--- START OF The data ---

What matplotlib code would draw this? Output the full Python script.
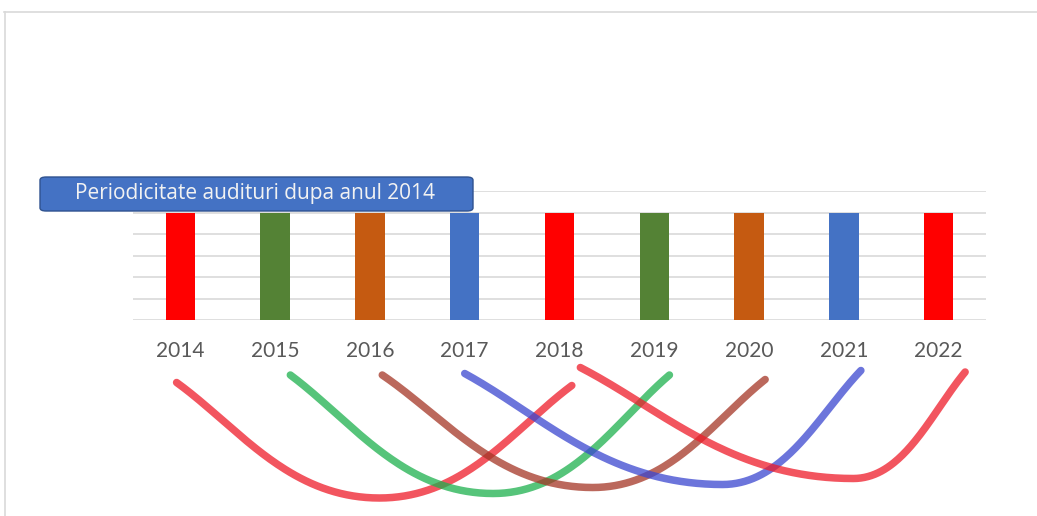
import numpy as np
import matplotlib
matplotlib.use("Agg")
import matplotlib.pyplot as plt
from matplotlib.patches import FancyBboxPatch
from matplotlib.lines import Line2D

# data ------------------------------------------------------------------
years = ["2014", "2015", "2016", "2017", "2018", "2019", "2020", "2021", "2022"]
audits = [1, 1, 1, 1, 1, 1, 1, 1, 1]
bar_colors = ["#FF0000", "#548235", "#C55A11", "#4472C4",
              "#FF0000", "#548235", "#C55A11", "#4472C4", "#FF0000"]
title = "Periodicitate audituri dupa anul 2014"

# hand-drawn arcs linking each audit year to the next one (4 years later)
arc_from = ["2014", "2015", "2016", "2017", "2018"]
arc_to = ["2018", "2019", "2020", "2021", "2022"]
arc_colors = ["#EE1C2A", "#1EB04E", "#A43626", "#3B47D0", "#EE1C2A"]
arc_start_x = [-0.04, 1.16, 2.13, 3.00, 4.22]
arc_end_x = [4.13, 5.16, 6.17, 7.18, 8.28]
arc_start_h = [0.85, 0.90, 0.90, 0.91, 0.95]
arc_end_h = [0.83, 0.90, 0.87, 0.93, 0.92]
arc_low_h = [0.08, 0.11, 0.15, 0.17, 0.21]
arc_low_x = [2.10, 3.30, 4.35, 5.72, 7.10]

plt.rcParams.update({"font.family": ["Lato", "DejaVu Sans"]})
W, H = 1037, 516
fig = plt.figure(figsize=(W / 100, H / 100), dpi=100)

def fx(px): return px / W
def fy(py): return 1 - py / H

# chart frame (light grey, runs off the right/bottom edge)
fig.add_artist(Line2D([fx(4), 1.01], [fy(12), fy(12)], color="#D9D9D9", lw=1.2))
fig.add_artist(Line2D([fx(5), fx(5)], [fy(12), -0.01], color="#D9D9D9", lw=1.2))

# bars -------------------------------------------------------------------
ax = fig.add_axes([fx(133), fy(320), fx(986) - fx(133), fy(191) - fy(320)])
x = np.arange(len(years))
ax.bar(x, audits, width=0.31, color=bar_colors, zorder=3)
ax.set_xlim(-0.5, len(years) - 0.5)
ax.set_ylim(0, 1.2)
ax.set_yticks(np.arange(0, 1.21, 0.2))
ax.yaxis.grid(True, color="#D9D9D9", lw=1.2)
ax.set_axisbelow(True)
ax.set_yticklabels([])
ax.set_xticks(x, years)
ax.tick_params(length=0, pad=15, labelsize=15, labelcolor="#595959")
for s in ax.spines.values():
    s.set_visible(False)

# label box --------------------------------------------------------------
box = FancyBboxPatch((fx(40), fy(211)), fx(473) - fx(40), fy(177) - fy(211),
                     boxstyle="round,pad=0,rounding_size=0.006",
                     transform=fig.transFigure, facecolor="#4472C4",
                     edgecolor="#2F528F", lw=1.0, zorder=5)
fig.add_artist(box)
fig.text(fx(255), fy(194), title, ha="center", va="center", color="#F2F2F2",
         fontsize=15, family=["Open Sans", "DejaVu Sans"], zorder=6)

# arcs -------------------------------------------------------------------
axa = fig.add_axes([fx(133), fy(510), fx(986) - fx(133), fy(360) - fy(510)])
axa.set_xlim(-0.5, len(years) - 0.5)
axa.set_ylim(0, 1)
axa.axis("off")

def side(b, e, n=80):
    b, e = np.asarray(b, float), np.asarray(e, float)
    d = e - b
    c1 = np.array([b[0] + 0.45 * d[0], b[1]])
    c2 = np.array([e[0] - 0.30 * d[0], e[1] - 0.38 * d[1]])
    t = np.linspace(0, 1, n)[:, None]
    return (1 - t) ** 3 * b + 3 * (1 - t) ** 2 * t * c1 + 3 * (1 - t) * t ** 2 * c2 + t ** 3 * e

for c, xs, xe, hs, he, hl, xl in zip(arc_colors, arc_start_x, arc_end_x, arc_start_h,
                                     arc_end_h, arc_low_h, arc_low_x):
    low = (xl, hl)
    left = side(low, (xs, hs))[::-1]
    right = side(low, (xe, he))
    pts = np.vstack([left, right[1:]])
    axa.plot(pts[:, 0], pts[:, 1], color=c, lw=5.4, alpha=0.75,
             solid_capstyle="round", solid_joinstyle="round", clip_on=False)

fig.savefig("out.png", dpi=100)
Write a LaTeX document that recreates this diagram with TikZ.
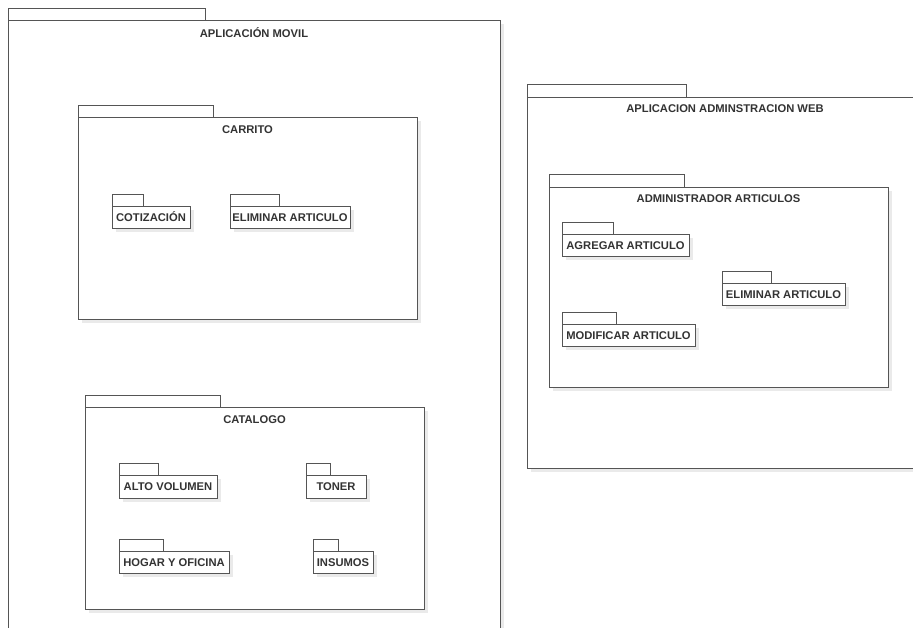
\documentclass[tikz,border=0pt]{standalone}
\usepackage{fontspec}
\setmainfont{Liberation Sans}
\usetikzlibrary{shadows,calc}
\definecolor{linec}{HTML}{555555}
\definecolor{textc}{HTML}{333333}
\definecolor{shadc}{HTML}{EAEAEA}
\tikzset{
  x=1pt,y=-1pt,
  pkgshadow/.style={drop shadow={shadow xshift=4pt,shadow yshift=-4pt,fill=shadc,opacity=1}},
  bigpkg/.style={draw=linec,fill=white,line width=0.9pt,pkgshadow,inner sep=0pt,outer sep=0pt},
  tabbox/.style={draw=linec,fill=white,line width=0.9pt},
  smallpkg/.style={draw=linec,fill=white,line width=0.9pt,pkgshadow,inner sep=0pt,outer sep=0pt,
     minimum height=22pt,text height=8pt,text depth=0pt,font=\bfseries\fontsize{11.2}{13}\selectfont,text=textc},
  pkgtitle/.style={anchor=base,font=\bfseries\fontsize{11.2}{13}\selectfont,text=textc,inner sep=0pt}
}
\begin{document}
\begin{tikzpicture}
\useasboundingbox (0,0) rectangle (913,627);
\clip (0,0) rectangle (913,627);
\fill[white] (0,0) rectangle (913,627);

% ---------- APLICACION MOVIL ----------
\draw[tabbox] (8,8) rectangle (205,20);
\node[bigpkg,minimum width=492pt,minimum height=640pt,anchor=north west] (movil) at (8,20) {};
\node[pkgtitle] (movilt) at ($(movil.north)+(0,17)$) {APLICACIÓN MOVIL};

% CARRITO
\draw[tabbox] (78,105) rectangle (213,117);
\node[bigpkg,minimum width=339pt,minimum height=202pt,anchor=north west] (carrito) at (78,117) {};
\node[pkgtitle] (carritot) at ($(carrito.north)+(0,16)$) {CARRITO};

\node[smallpkg,minimum width=78pt] (cot) at (151,217) {COTIZACIÓN};
\draw[tabbox] (cot.north west) rectangle ++(31,-12);
\node[smallpkg,minimum width=120pt] (elim1) at (290,217) {ELIMINAR ARTICULO};
\draw[tabbox] (elim1.north west) rectangle ++(49,-12);

% CATALOGO
\draw[tabbox] (85,395) rectangle (220,407);
\node[bigpkg,minimum width=339pt,minimum height=202pt,anchor=north west] (catalogo) at (85,407) {};
\node[pkgtitle] (catalogot) at ($(catalogo.north)+(0,16)$) {CATALOGO};

\node[smallpkg,minimum width=98pt,minimum height=23pt] (alto) at (168,486.5) {ALTO VOLUMEN};
\draw[tabbox] (alto.north west) rectangle ++(39,-12);
\node[smallpkg,minimum width=60pt,minimum height=23pt] (toner) at (336,486.5) {TONER};
\draw[tabbox] (toner.north west) rectangle ++(24,-12);
\node[smallpkg,minimum width=110pt] (hogar) at (174,562) {HOGAR Y OFICINA};
\draw[tabbox] (hogar.north west) rectangle ++(44,-12);
\node[smallpkg,minimum width=60pt] (insumos) at (343,562) {INSUMOS};
\draw[tabbox] (insumos.north west) rectangle ++(25,-12);

% ---------- APLICACION ADMINSTRACION WEB ----------
\draw[tabbox] (527,84) rectangle (686,97);
\node[bigpkg,minimum width=396pt,minimum height=371pt,anchor=north west] (web) at (527,97) {};
\node[pkgtitle] (webt) at ($(web.north)+(0,15)$) {APLICACION ADMINSTRACION WEB};

% ADMINISTRADOR ARTICULOS
\draw[tabbox] (549,174) rectangle (684,187);
\node[bigpkg,minimum width=339pt,minimum height=200pt,anchor=north west] (admin) at (549,187) {};
\node[pkgtitle] (admint) at ($(admin.north)+(0,15)$) {ADMINISTRADOR ARTICULOS};

\node[smallpkg,minimum width=127pt] (agregar) at (625.5,245) {AGREGAR ARTICULO};
\draw[tabbox] (agregar.north west) rectangle ++(51,-12);
\node[smallpkg,minimum width=123pt] (elim2) at (783.5,294) {ELIMINAR ARTICULO};
\draw[tabbox] (elim2.north west) rectangle ++(49,-12);
\node[smallpkg,minimum width=133pt] (modif) at (628.5,335) {MODIFICAR ARTICULO};
\draw[tabbox] (modif.north west) rectangle ++(54,-12);
\end{tikzpicture}
\end{document}
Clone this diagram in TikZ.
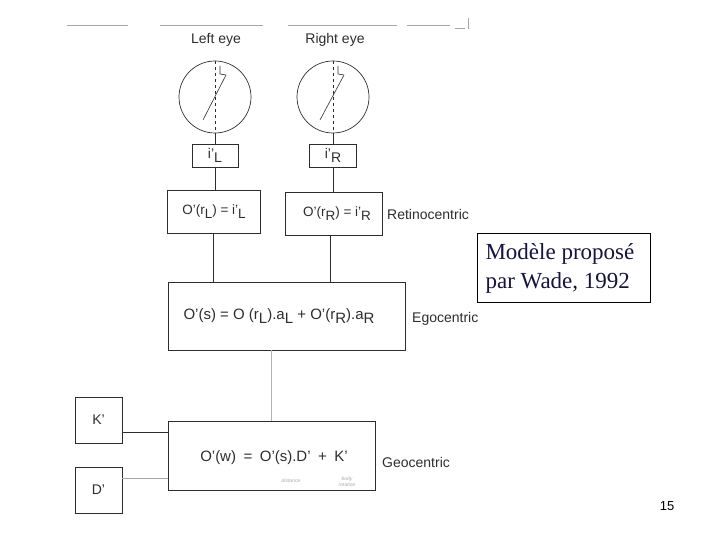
\documentclass[tikz,border=0pt]{standalone}
\usepackage{fontspec}
\setmainfont{Liberation Sans}
\newfontfamily\tnr{Liberation Serif}
\definecolor{ink}{RGB}{45,45,45}
\definecolor{navy}{RGB}{20,20,60}
\newcommand{\lowsub}[1]{\raisebox{-0.55ex}{#1}}
\begin{document}
\begin{tikzpicture}[x=1pt,y=-1pt,
  every node/.style={font=\fontsize{14}{16}\selectfont, text=ink},
  boxnode/.style={draw=ink, line width=0.8pt, rectangle, inner sep=0pt},
  eyecircle/.style={draw=ink, line width=0.7pt, circle, inner sep=0pt, minimum size=72pt},
  link/.style={draw=ink, line width=0.8pt},
  scanline/.style={draw=gray!70, line width=0.7pt},
  biglabel/.style={font=\fontsize{15}{17}\selectfont},
  retlabel/.style={font=\fontsize{13.5}{16}\selectfont},
  note/.style={font=\fontsize{5}{6}\itshape\selectfont, text=gray!70}]
\useasboundingbox (0,0) rectangle (720,540);

% scan artefacts at top
\draw[scanline] (67,25) -- (128,25);
\draw[scanline] (160,25) -- (263,25);
\draw[scanline] (288,25) -- (397,25);
\draw[scanline] (407,25) -- (450,25);
\draw[scanline] (455,28) -- (465,28);
\draw[scanline] (468,18) -- (468,29);

% eye labels
\node (lefteye) at (216,40) {Left eye};
\node (righteye) at (335,40) {Right eye};

% eyes
\node[eyecircle] (cL) at (215,97) {};
\node[eyecircle] (cR) at (333,97) {};
\draw[ink, line width=0.6pt, dashed] (cL.north) -- (cL.south);
\draw[ink, line width=0.6pt, dashed] (cR.north) -- (cR.south);
\draw[ink, line width=0.6pt] (226,75) -- (203,120);
\draw[ink, line width=0.6pt] (220,66) -- (220,74) -- (226,75);
\draw[ink, line width=0.6pt] (344,75) -- (320,120);
\draw[ink, line width=0.6pt] (338,66) -- (338,74) -- (344,75);

% image boxes
\node[boxnode, minimum width=46pt, minimum height=23pt] (iL) at (215,155.5) {i'\lowsub{L}};
\node[boxnode, minimum width=47pt, minimum height=23pt] (iR) at (333,155.5) {i'\lowsub{R}};

% retinocentric
\node[boxnode, minimum width=93pt, minimum height=43pt] (rL) at (213.5,211.5) {};
\node[retlabel] (rLtext) at (214,212) {O'(r\lowsub{L}) = i'\lowsub{L}};
\node[boxnode, minimum width=97pt, minimum height=43pt] (rR) at (333.5,213.5) {};
\node[retlabel] (rRtext) at (337,214) {O'(r\lowsub{R}) = i'\lowsub{R}};
\node[anchor=west, inner sep=0pt] (retino) at (387,214) {Retinocentric};

% egocentric
\node[boxnode, minimum width=237pt, minimum height=68pt] (eg) at (286.5,316) {};
\node[biglabel] (egtext) at (279,316) {O'(s) = O (r\lowsub{L}).a\lowsub{L} + O'(r\lowsub{R}).a\lowsub{R}};
\node[anchor=west, inner sep=0pt] (ego) at (412,319) {Egocentric};

% geocentric
\node[boxnode, minimum width=207pt, minimum height=69pt] (geo) at (271.5,455.5) {};
\node[biglabel] (geotext) at (274,458) {O'(w)\enspace=\enspace O'(s).D'\enspace+\enspace K'};
\node[anchor=west, inner sep=0pt] (geolab) at (382,462) {Geocentric};
\node[note] (n1) at (291,481) {distance};
\node[note, align=center] (n2) at (347,482) {body\\rotation};

% K' and D'
\node[boxnode, minimum width=47pt, minimum height=46pt] (K) at (98.5,420) {K'};
\node[boxnode, minimum width=47pt, minimum height=46pt] (D) at (98.5,490) {D'};

% connectors
\draw[link] (cL.south) -- (cL.south |- iL.north);
\draw[link] (cR.south) -- (cR.south |- iR.north);
\draw[link] (iL.south) -- (iL.south |- rL.north);
\draw[link] (iR.south) -- (iR.south |- rR.north);
\draw[link] (rL.south) -- (rL.south |- eg.north);
\coordinate (rRbot) at ([xshift=-3pt]rR.south);
\draw[link] (rRbot) -- (rRbot |- eg.north);
\draw[link, draw=gray!60] (geo.north |- eg.south) -- (geo.north);
\coordinate (kl) at ([yshift=-12pt]K.east);
\coordinate (dl) at ([yshift=12pt]D.east);
\draw[link] (kl) -- (kl -| geo.west);
\draw[link, draw=gray!70] (dl) -- (dl -| geo.west);

% note box
\node[draw=black, line width=0.7pt, rectangle, minimum width=173pt, minimum height=69pt, inner sep=0pt] (wade) at (563.5,267.5) {};
\node[anchor=west, align=left, text=navy, font=\tnr\fontsize{23}{29}\selectfont] (wadetext) at (482,268) {Modèle proposé\\par Wade, 1992};

% page number
\node[text=black, font=\fontsize{13}{15}\selectfont] (page) at (667,506) {15};
\end{tikzpicture}
\end{document}
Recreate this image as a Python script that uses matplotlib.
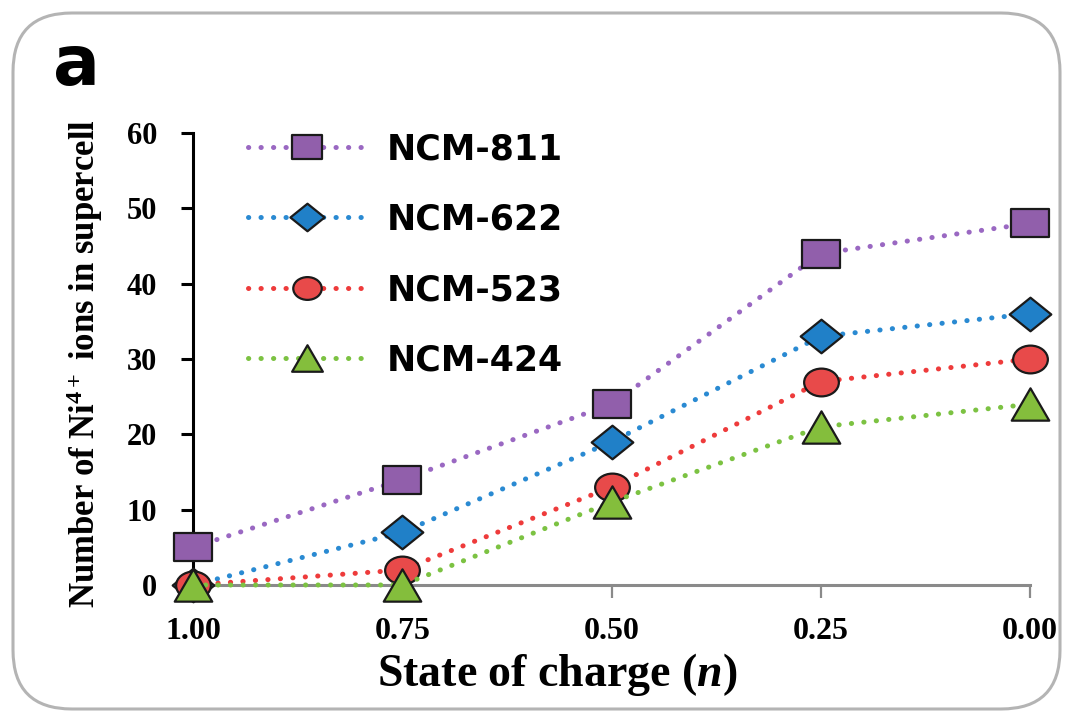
import numpy as np
import matplotlib
matplotlib.use("Agg")
import matplotlib.pyplot as plt
from matplotlib.path import Path
from matplotlib.patches import FancyBboxPatch
from matplotlib.transforms import Affine2D

# data
soc = [1.00, 0.75, 0.50, 0.25, 0.00]
ncm811 = [5, 14, 24, 44, 48]
ncm622 = [0, 7, 19, 33, 36]
ncm523 = [0, 2, 13, 27, 30]
ncm424 = [0, 0, 11, 21, 24]
names = ["NCM-811", "NCM-622", "NCM-523", "NCM-424"]
xticks = [1.00, 0.75, 0.50, 0.25, 0.00]
yticks = [0, 10, 20, 30, 40, 50, 60]

plt.rcParams["mathtext.fontset"] = "custom"
plt.rcParams["mathtext.rm"] = "Liberation Serif:bold"
plt.rcParams["mathtext.bf"] = "Liberation Serif:bold"
plt.rcParams["mathtext.it"] = "Liberation Serif:bold:italic"

# markers look a bit stretched sideways in the original
sq = Path([(-0.66, -0.5), (0.66, -0.5), (0.66, 0.5), (-0.66, 0.5), (-0.66, -0.5)], closed=True)
dia = Path([(-0.62, 0), (0, -0.5), (0.62, 0), (0, 0.5), (-0.62, 0)], closed=True)
circ = Path.unit_circle().transformed(Affine2D().scale(1.25, 1.0))
tri = Path([(-0.58, -0.5), (0.58, -0.5), (0, 0.5), (-0.58, -0.5)], closed=True)

styles = [
    (ncm811, sq, "#915fab", "#9a68c2", 27),
    (ncm622, dia, "#2080c8", "#2a8ad2", 30),
    (ncm523, circ, "#e84a4a", "#ee3b3b", 25),
    (ncm424, tri, "#84be3c", "#7cc242", 27),
]

fig = plt.figure(figsize=(10.72, 7.21), dpi=100)
ax = fig.add_axes([193/1072, 1-585/721, (1030-193)/1072, (585-133)/721])

for (vals, mk, face, lc, ms), name in zip(styles, names):
    ax.plot(soc, vals, color=lc, lw=3.6, linestyle=(0, (0.05, 2.45)),
            dash_capstyle="round", marker=mk, markersize=ms,
            markerfacecolor=face, markeredgecolor="#1a1a1a",
            markeredgewidth=1.6, clip_on=False, label=name, zorder=3)

ax.set_xlim(1.0, 0.0)
ax.set_ylim(0, 60)
ax.set_xticks(xticks)
ax.set_xticklabels(["%.2f" % t for t in xticks])
ax.set_yticks(yticks)

for s in ["top", "right"]:
    ax.spines[s].set_visible(False)
ax.spines["left"].set_color("black")
ax.spines["left"].set_linewidth(2.2)
ax.spines["bottom"].set_color("#8a8a8a")
ax.spines["bottom"].set_linewidth(2.2)
ax.spines["left"].set_zorder(2)

ax.tick_params(axis="y", direction="out", length=9, width=2.2, color="black", pad=17)
ax.tick_params(axis="x", direction="out", length=9, width=1.6, color="#8a8a8a", pad=14)
for lab in ax.get_yticklabels():
    lab.set_fontfamily("Liberation Serif")
    lab.set_fontweight("bold")
    lab.set_fontsize(22)
for lab in ax.get_xticklabels():
    lab.set_fontfamily("Liberation Serif")
    lab.set_fontweight("bold")
    lab.set_fontsize(23)

ax.set_xlabel(r"State of charge ($\mathit{n}$)", fontsize=33,
              fontfamily="Liberation Serif", fontweight="bold")
ax.xaxis.set_label_coords(0.435, -0.145)
ax.set_ylabel(r"Number of Ni$^{4+}$ ions in supercell", fontsize=25,
              fontfamily="Liberation Serif", fontweight="bold")
ax.yaxis.set_label_coords(-0.105, 0.49)

leg = ax.legend(loc="upper left", bbox_to_anchor=(0.066, 1.002), frameon=False,
                prop={"family": "DejaVu Sans", "weight": "bold", "size": 25},
                handlelength=3.37, handletextpad=0.63, labelspacing=1.05,
                borderpad=0, borderaxespad=0, markerscale=0.82)

fig.text(53/1072, 1-85/721, "a", fontsize=50, fontweight="heavy",
         fontfamily="DejaVu Sans", ha="left", va="baseline")

frame = FancyBboxPatch((13/1072, 1-709/721), (1060-13)/1072, (709-13)/721,
                       boxstyle="round,pad=0,rounding_size=0.055",
                       mutation_aspect=1072/721, transform=fig.transFigure,
                       facecolor="none", edgecolor="#b4b4b4", lw=2.2)
fig.patches.append(frame)

fig.savefig("out.png", dpi=100)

--- END OF The data ---

◆ Objective ◆
Can the lines from the start of the records through the line with "from matplotlib.lines import Line2D" be given again exactly, with the pictures left out?

◆ Correct answer ◆
What matplotlib code would draw this? Output the full Python script.
import numpy as np
import matplotlib
matplotlib.use("Agg")
import matplotlib.pyplot as plt
from matplotlib.patches import FancyBboxPatch
from matplotlib.lines import Line2D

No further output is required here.